In the Introduction to The Crooked Line, Tahira Naqvi draws a parallel between Ismat Chughtai and Simone de Beauvoir, and shows how in Chughtai's fiction there are fictionalized prefigurations of Beauvoir's description and analysis of childhood playacting and fantasy In fact, Chughtai's works also reveal how in writing about herself, Ismat churned out from her memory, such incidents and fixations which actually shaped Ismat's consciousness. Her sense of self evolved as she confronted the reality of some significant incidents from the "formative years" of her life. She records at least two such experiences in "Caravan Dust," another chapter from her life story - the haunting experience of the crackling fat cane coming down on the fingers of a small child who is sobbing helplessly. And her exposure to the painful image of the arrow stuck in the throat of Asghar Ali. Her progressivism prouted and grew from such experiences of injustice and exploitation rather than from any theory or political alignment.
While Rajinder Singh Bedi, Ali Sardar Jafri, Khwaja Ahmad Abbas and others discussed the ideology of Progressive writing as much as creatively worked progressivism into their writings, Ismat Chughtai did not consciously have to formulate any theory. Whatever she wrote, was filtered through her progressive convictions. In her reportage entitled "From Bombay to Bhopal," she says, "Pruning the leaves and branches of trees is sheer folly when it is the roots that require a change. Only when the roots change, will the leaves and branches emerge." This is when she goes to attend the Progressive Writers Conference at Bhopal in 1949.
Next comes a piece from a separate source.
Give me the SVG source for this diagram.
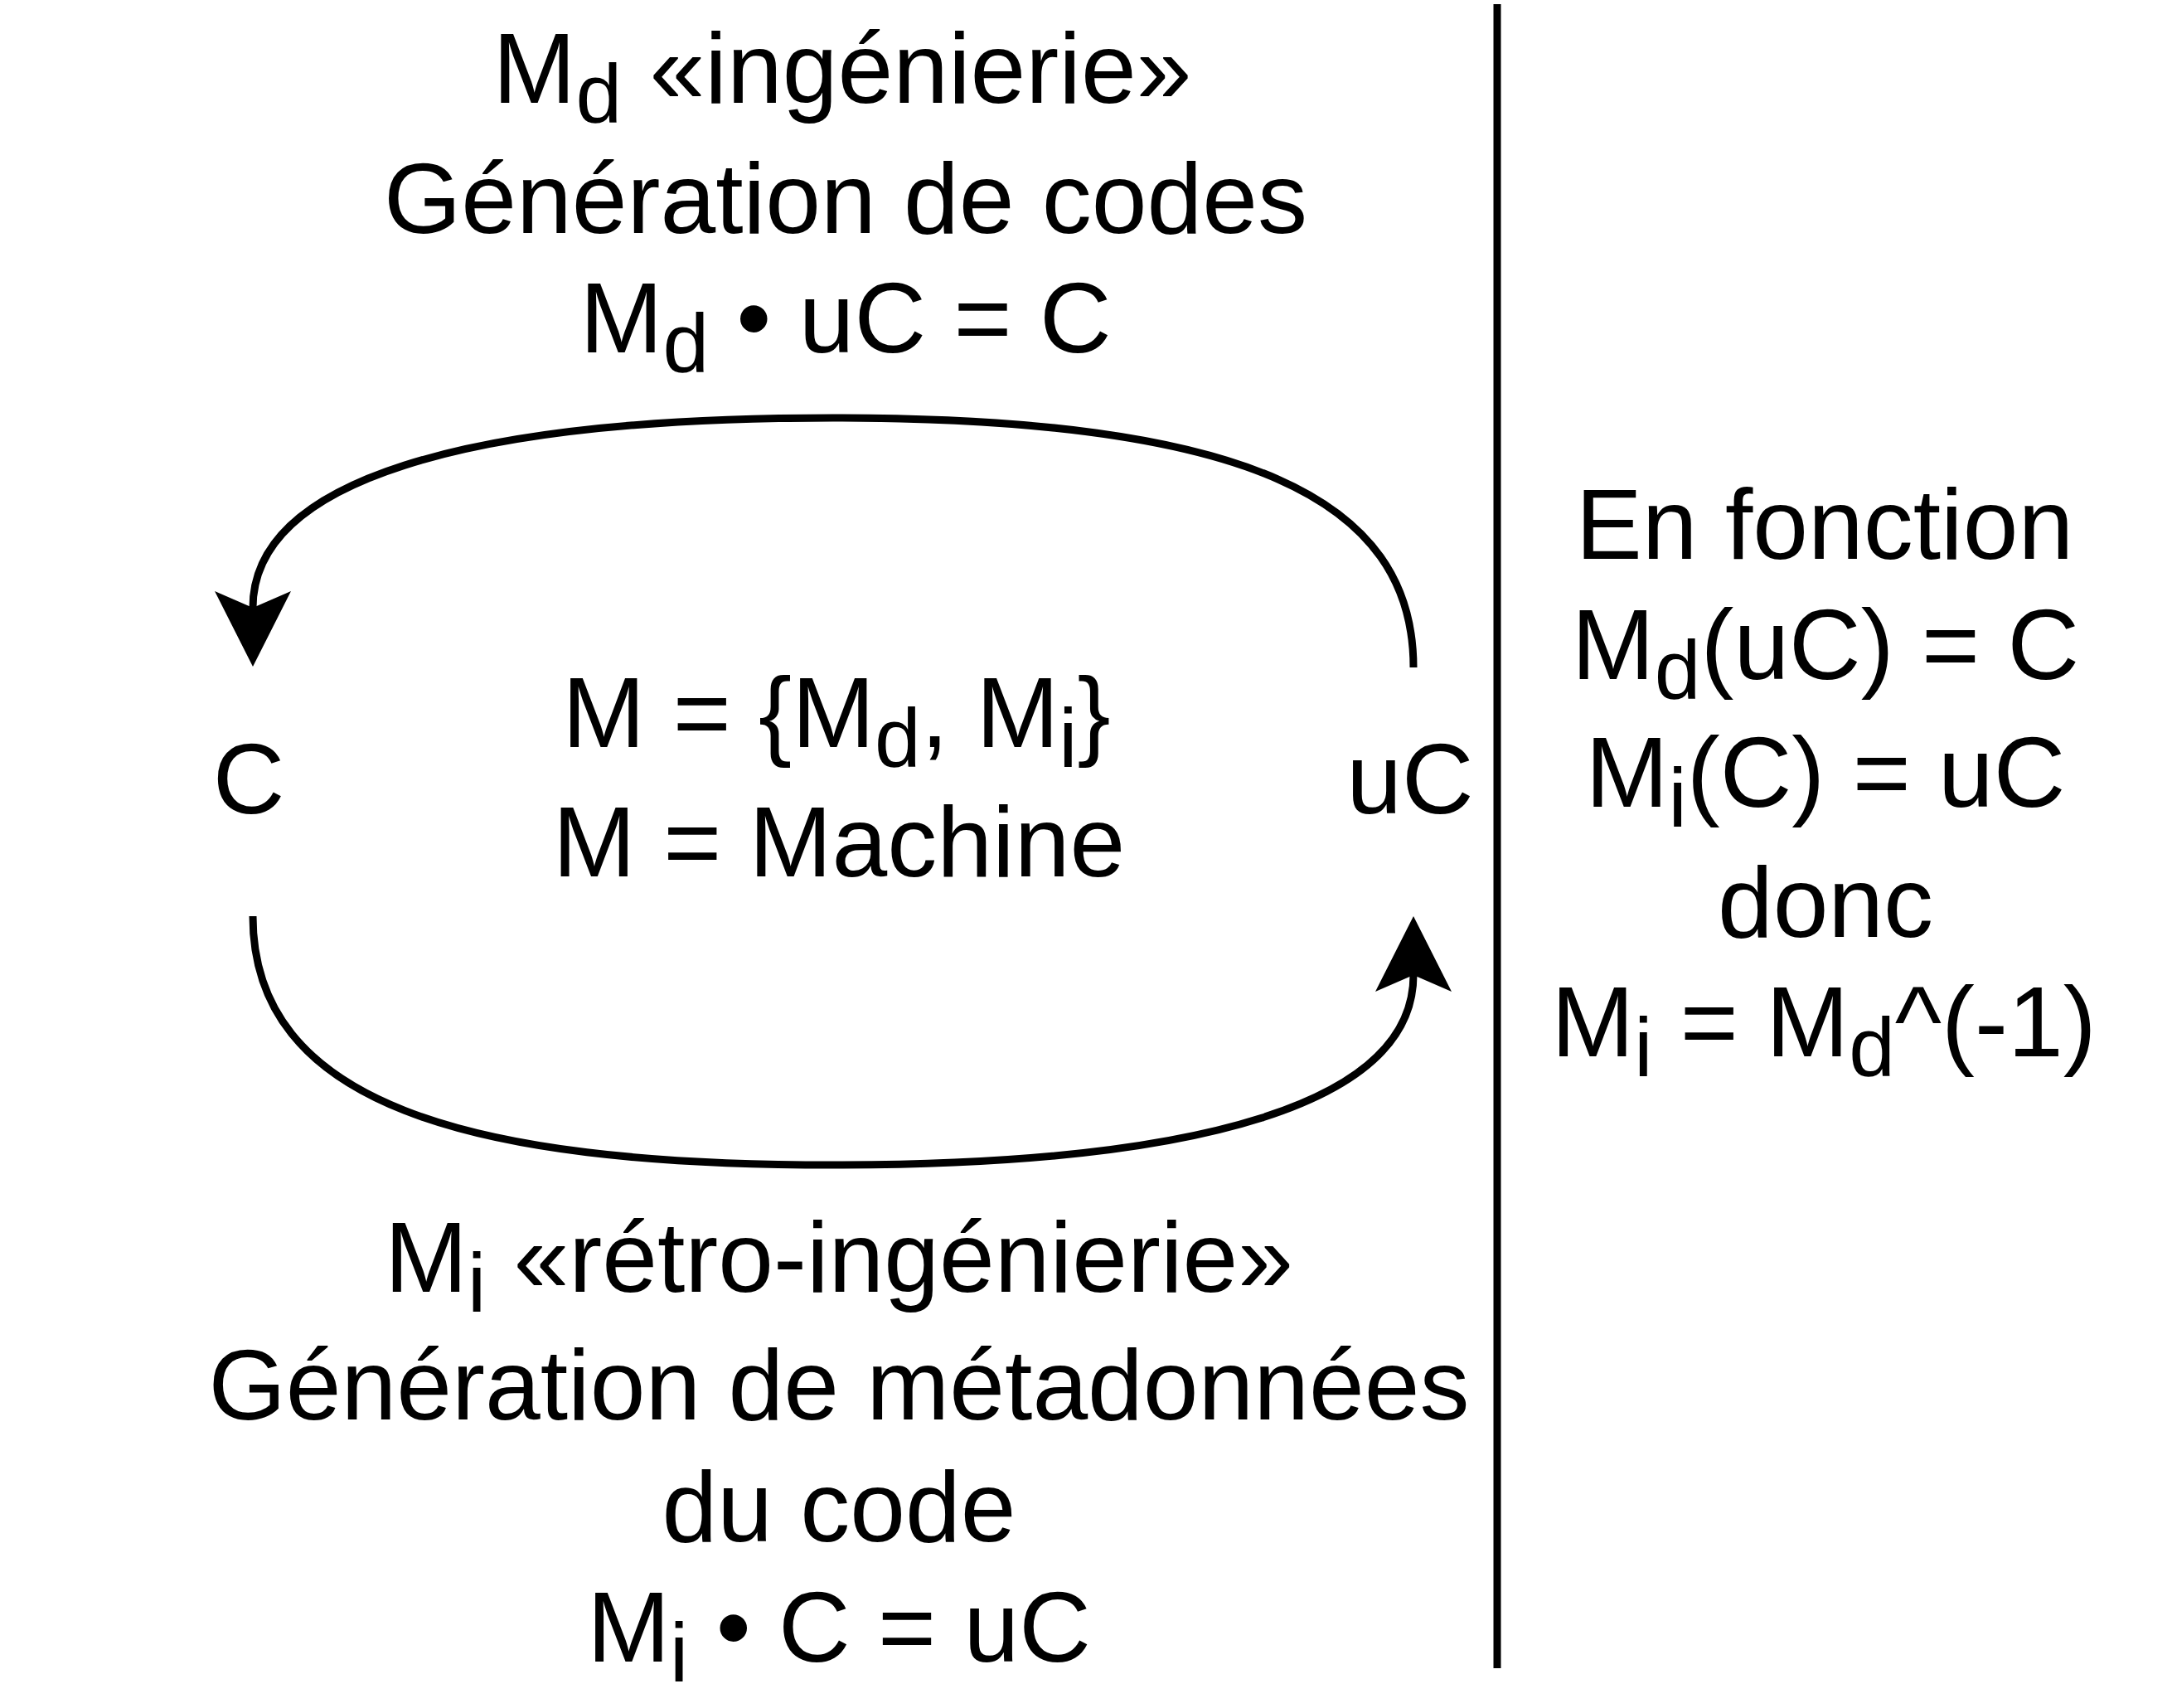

Ismat's article "Pompom Darling" is an example of a hypersensitive Progressive's reaction to a modernist - in this case the rising star of the Urdu literary world, Qurratulain Hyder. Ismat rants against the rich upper classes rather than offering critical insights about the literary output of Qurratulain Hyder. In her article, creatively and rather chaotically, she spills images of superficial people going round and round in a merry-go-round, creating a world of fossilized characters and the spectre of nothingness. Ismat makes a scathing attack on the modernists, slashing her tongue and exploiting her linguistic skills. This outburst is, however, no serious critique of Qurratulain Hyder - it sounds more like an eccentric and emotional reaction. Much later, after Ismat died, Qurratulain Hyder wrote a piece, "Lady Chengez Khan," on Ismat and said, "In the battle-field ofUrdu literature, Ismat was a Chughtai, an equestrian and an archer who never missed the mark." "Pompom Darling" demonstrates this very spirit.
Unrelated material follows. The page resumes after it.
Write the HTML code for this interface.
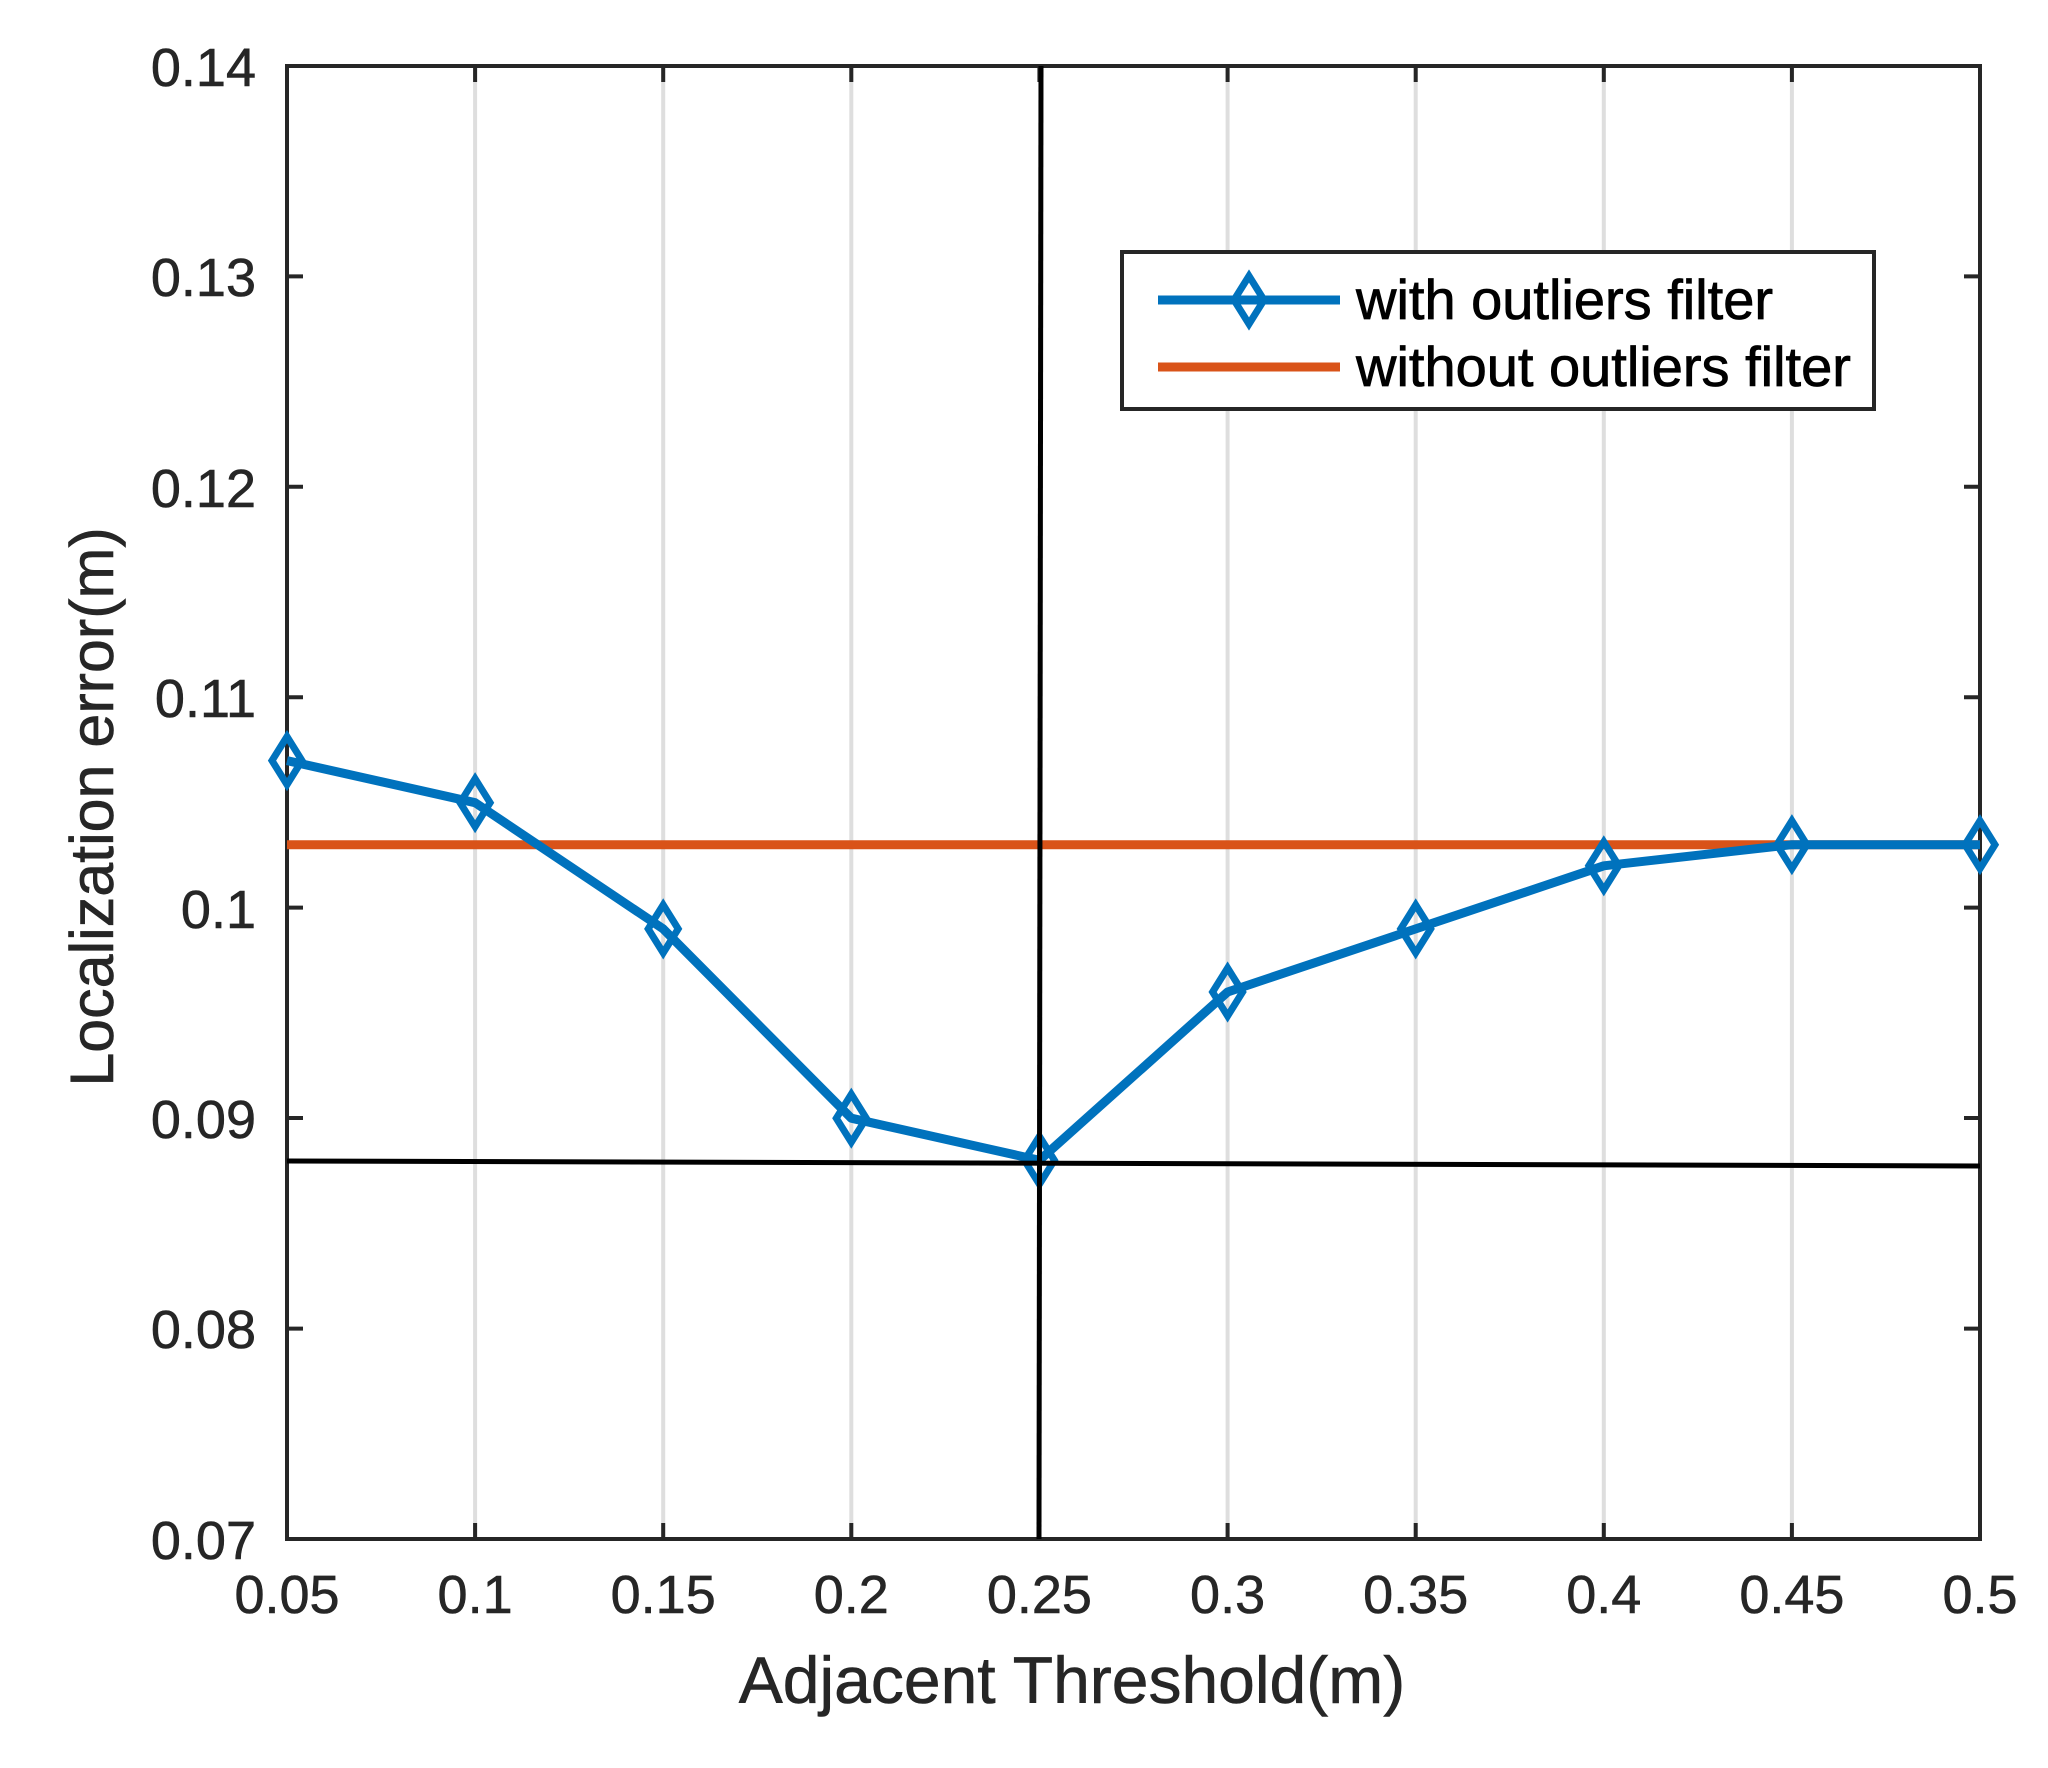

Respecting Ismat's own self-consciousness about her Chughtai lineage on the paternal side and the Chishti and Usmani on the maternal, this volume includes Ismat's genealogy. Whether in her stories "Bachho Phuphi," "Mughal Bachcha," or in her autobiography, Kaqbazi hai Pairahan or then in her interview with Yunus Agaskar, Ismat Chughtai repeatedly mentions the role of the Chaghtai and the Usmani blood in the making of her personality as well as in the shaping of her sensibility. Ismat's brother Azeem Beg Chaghtai was a well-known writer, a satirist of repute. And Ismat's earlier education was under his care. He made her take up translation exercises and got her to read a lot of fiction like Hardy and the Russian writers. Azeem Beg Chaghtai played a significant role in arousing Ismat's sensibilities as a writer. She shared a love-hate relationship with him.